Exactly retype the lines from the top of the data through the line containing "import matplotlib.pyplot as plt", leaving out every picture.

_Given information:_
--------------------------------------------------

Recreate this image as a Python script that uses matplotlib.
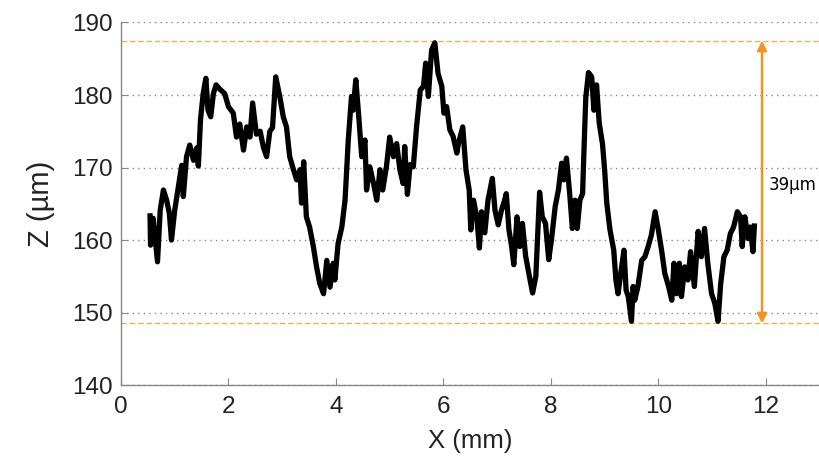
import matplotlib
matplotlib.use("Agg")
import matplotlib.pyplot as plt

# Profile data (x in mm, z in µm)
x_mm = [0.54, 0.55, 0.60, 0.68, 0.73, 0.79, 0.85, 0.90, 0.94, 1.00, 1.07, 1.13, 1.16, 1.22, 1.28,
        1.35, 1.41, 1.44, 1.48, 1.53, 1.58, 1.62, 1.67, 1.72, 1.77, 1.84, 1.93, 2.00, 2.09, 2.15,
        2.21, 2.28, 2.34, 2.40, 2.45, 2.52, 2.59, 2.65, 2.71, 2.77, 2.82, 2.88, 2.96, 3.02, 3.08,
        3.14, 3.21, 3.27, 3.33, 3.36, 3.40, 3.45, 3.51, 3.58, 3.64, 3.70, 3.77, 3.83, 3.89, 3.95,
        3.98, 4.04, 4.11, 4.17, 4.23, 4.29, 4.32, 4.37, 4.42, 4.48, 4.54, 4.57, 4.63, 4.70, 4.76,
        4.82, 4.87, 4.94, 5.00, 5.07, 5.13, 5.19, 5.25, 5.28, 5.33, 5.38, 5.44, 5.50, 5.57, 5.63,
        5.67, 5.72, 5.78, 5.84, 5.90, 5.97, 6.01, 6.06, 6.12, 6.18, 6.25, 6.28, 6.36, 6.42, 6.48,
        6.51, 6.56, 6.62, 6.67, 6.71, 6.77, 6.83, 6.91, 6.96, 7.02, 7.08, 7.14, 7.17, 7.22, 7.27,
        7.31, 7.37, 7.42, 7.47, 7.53, 7.60, 7.66, 7.72, 7.76, 7.79, 7.84, 7.90, 7.96, 8.01, 8.08,
        8.14, 8.20, 8.24, 8.29, 8.35, 8.40, 8.45, 8.49, 8.54, 8.59, 8.62, 8.65, 8.70, 8.76, 8.80,
        8.85, 8.90, 8.96, 9.00, 9.04, 9.10, 9.17, 9.21, 9.25, 9.30, 9.36, 9.40, 9.44, 9.50, 9.53,
        9.56, 9.62, 9.69, 9.75, 9.81, 9.87, 9.94, 10.00, 10.06, 10.12, 10.19, 10.25, 10.29, 10.34,
        10.39, 10.43, 10.49, 10.55, 10.60, 10.67, 10.74, 10.80, 10.86, 10.92, 10.99, 11.05, 11.11,
        11.16, 11.22, 11.28, 11.34, 11.40, 11.47, 11.53, 11.56, 11.61, 11.67, 11.71, 11.76, 11.79]
z_um = [163.7, 159.3, 163.0, 157.0, 164.1, 166.9, 165.5, 163.7, 160.0, 164.1, 167.4, 170.3, 166.0,
        171.5, 173.1, 171.0, 172.7, 170.2, 176.6, 180.2, 182.3, 177.9, 177.0, 180.2, 181.4, 180.8,
        180.2, 178.4, 177.5, 174.2, 176.0, 172.4, 175.6, 174.2, 178.9, 174.6, 175.0, 172.8, 171.5,
        175.0, 175.5, 182.5, 179.6, 177.0, 175.6, 171.5, 169.7, 168.3, 169.7, 165.1, 170.8, 163.2,
        161.8, 159.1, 156.3, 154.0, 152.6, 157.2, 153.5, 156.8, 154.5, 159.5, 161.8, 165.5, 173.8,
        179.8, 177.9, 182.1, 177.5, 171.5, 173.8, 166.9, 170.1, 167.8, 165.5, 169.7, 166.9, 170.1,
        174.2, 171.5, 173.3, 169.7, 167.8, 172.9, 166.3, 170.4, 170.1, 175.6, 180.7, 181.2, 184.4,
        179.8, 186.2, 187.2, 183.0, 181.2, 177.5, 178.4, 175.2, 174.3, 172.0, 173.3, 175.6, 169.7,
        166.9, 161.4, 165.5, 163.2, 158.9, 163.9, 161.0, 165.5, 168.5, 164.1, 162.1, 164.1, 165.5,
        166.4, 161.4, 159.1, 156.6, 163.2, 159.1, 162.3, 157.8, 155.0, 152.7, 155.0, 161.8, 166.6,
        163.2, 162.3, 157.3, 160.0, 164.6, 166.9, 170.6, 168.3, 171.3, 166.4, 161.6, 165.5, 161.6,
        165.5, 166.4, 173.3, 179.7, 183.1, 182.5, 177.9, 181.4, 176.1, 173.3, 169.7, 165.1, 161.4,
        158.6, 154.5, 152.6, 155.4, 158.6, 153.1, 152.2, 148.8, 153.6, 151.7, 153.6, 157.2, 157.7,
        159.1, 160.7, 163.9, 161.4, 158.6, 155.4, 153.6, 151.7, 156.8, 152.6, 156.8, 152.2, 156.3,
        154.5, 158.4, 153.6, 161.2, 157.7, 161.6, 156.8, 152.6, 151.3, 148.8, 154.0, 157.7, 158.6,
        160.9, 161.8, 163.9, 163.2, 159.1, 163.2, 160.2, 161.8, 158.4, 162.3]

z_max = 187.5
z_min = 148.5
arrow_x = 11.93
range_label = "39µm"
x_ticks = [0, 2, 4, 6, 8, 10, 12]
y_ticks = [140, 150, 160, 170, 180, 190]

plt.rcParams['font.family'] = ['Liberation Sans', 'DejaVu Sans']

fig = plt.figure(figsize=(8.19, 4.59), dpi=100)
ax = fig.add_axes([0.1477, 0.161, 0.853, 0.790])

ax.set_xlim(0, 13)
ax.set_ylim(140, 190)
ax.set_xticks(x_ticks)
ax.set_yticks(y_ticks)

for yv in y_ticks:
    ax.axhline(yv, color='#888888', lw=1.0, ls=(0, (1, 3)), zorder=0)

ax.axhline(z_max, color='#f5b04d', lw=1.0, ls=(0, (4, 2)), zorder=1)
ax.axhline(z_min, color='#f5b04d', lw=1.0, ls=(0, (4, 2)), zorder=1)

ax.plot(x_mm, z_um, color='black', lw=3.8, solid_joinstyle='round',
        solid_capstyle='butt', zorder=3)

ax.annotate('', xy=(arrow_x, z_max), xytext=(arrow_x, z_min),
            arrowprops=dict(arrowstyle='<|-|>', color='#f3941e', lw=1.8,
                            mutation_scale=14, shrinkA=0, shrinkB=0), zorder=4)
ax.text(arrow_x + 0.12, 167.6, range_label, fontsize=12, family='DejaVu Sans',
        va='center', ha='left', color='black')

for s in ['top', 'right']:
    ax.spines[s].set_visible(False)
for s in ['left', 'bottom']:
    ax.spines[s].set_color('#888888')
    ax.spines[s].set_linewidth(1.0)

ax.tick_params(direction='in', length=5, color='#888888', labelsize=17.5, labelcolor='#222222')
ax.tick_params(axis='y', pad=6)
ax.tick_params(axis='x', pad=8)

ax.set_xlabel('X (mm)', fontsize=18.5, color='#222222', labelpad=8)
ax.set_ylabel('Z (µm)', fontsize=21, color='#222222', labelpad=12)

fig.savefig('out.png', dpi=100)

--------------------------------------------------

_Solution:_
Recreate this image as a Python script that uses matplotlib.
import matplotlib
matplotlib.use("Agg")
import matplotlib.pyplot as plt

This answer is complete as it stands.